Definition and axiom A physical system is a C*-algebra $A$ whose self-adjoint part is the set of observables and (a subset of) its state space is the set of all the physically admissible states for the system.

The "operators" that one usually deals with in quantum mechanics arise now as a consequence of the above axiom. A C-algebra is an abstract object which becomes concrete when one considers a representation of it. Among all representations, the important ones are the irreducible representations. It turns out that a quantum mechanical system with $n$ degrees of freedom that satisfies the Heisenberg relations (i.e. the canonical commutation relations) generates a C-algebra which is isomorphic to the C*-algebra of compact operators on an infinite dimensional separable Hilbert space. The theory of representations for such an algebra is such that there exists only one class of unitary equivalence of irreducible representation. Since one of these is the Schroedinger representation, this is essentially the only one. In other words, any other representation, such as the Heisenberg, or the Dirac representation, are all equivalent to each other and to the Schroedinger representation. The associated Hilbert space is $L^2(\mathbb R^n)$ with Lebesgue measure. This is how Dirac's formalism for quantum mechanics arises from just first principles, in a nutshell.

Answer 4

Note that you only can identify the numbers with the operators when you hold a plane wave function. For an arbitrary wave functions, you can't identify the operator $(\hbar/i)(\partial / \partial x)$ with some number $p$, but you can hold the operator to have some significant meaning related to this numbers. If you apply $$ \langle P\rangle = \int dx \, \psi^*(x)\frac{\hbar}{i}\frac{\partial}{\partial x}\psi(x) $$ when $\langle P\rangle$ is the expectation value for the measurement of the number $p$. For the position $x$ the operator is simple the function $f(x)=x$, or c-number $x$.

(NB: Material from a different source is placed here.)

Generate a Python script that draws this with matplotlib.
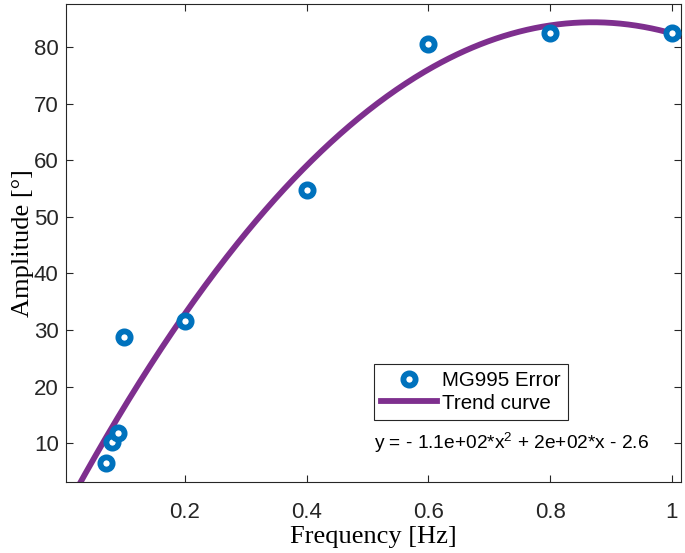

This is the Born principle of quantum mechanics! (can't be deduced, only understood, is a principle.).

Understanding the principle: the wave function $\psi (x)$ is some sort of a state of knowledge about the system. When the wave function is localized at some point, say $\delta (x)$, the Fourier transform of this function is simple $1$, means that the integration above presents as: $$ \int dp p $$ then, the distribution probability of the momentum is spread over all values equally. The localized wave function don't have any knowledge about the momentum. So, Born principle met naturally the Heisenberg principle when we defined the momentum operator as $(\hbar/i)(\partial/\partial x)$ acting in functions over space.